Six years after the 2008 financial crisis, new business growth remains sluggish. A new study shows that not only did fewer new ventures launch, but those that did were concentrated in major cities, rather than in small towns and rural communities.
From 2010 to 2014 there was a net of 166,500 new businesses in the U.S., half of which were generated in metropolitan areas like Silicon Valley, Houston, Miami and New York City, according to data from the U.S. Census Bureau’s County Business Patterns program analyzed by the bipartisan Economic Innovation Group.
That’s only about a 2.3% uptick in net new business growth, much lower than the new businesses opened following the last two financial recessions. In fact, nearly three out of five counties analyzed actually reported more businesses open than closed between 2010 and 2014.
Compare that with the 1990s recovery, which recorded a 6.7% net increase in new businesses, while the 2000s recovery following the dot-com bubble saw a similar increase of 5.6%.
But not only was the rise in new business generation during this recovery smaller, the concentration of growth in major cities is unusual. During the 1990s recovery, 125 counties were responsible for half of the net total new business establishments in the country. But in the most recent recovery, only 20 counties in dense metropolitan areas generated half of the net new business growth achieved.

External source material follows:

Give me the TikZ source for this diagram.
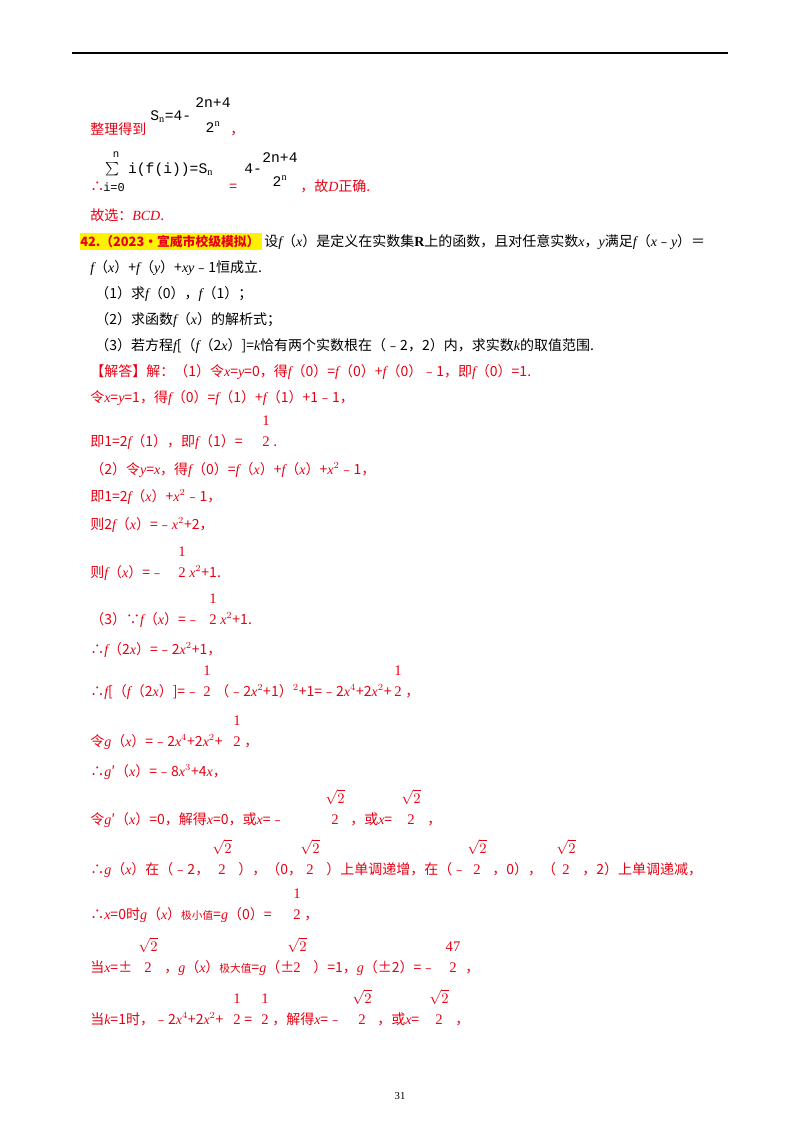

The 1990s recovery also showed the smallest counties added new businesses at the fastest rate. That trend slowed during the 2000s recovery — and by the most recent recovery period in the 2010s, it reversed. From 2010 to 2014, all counties with fewer than 1 million people averaged far lower business growth rates than the national average, while those with over a million people did better.
These trends indicate that the knowledge- and technology-driven industries that fuel modern growth have very different needs from the locations in which they are founded than industries that have led growth in the past.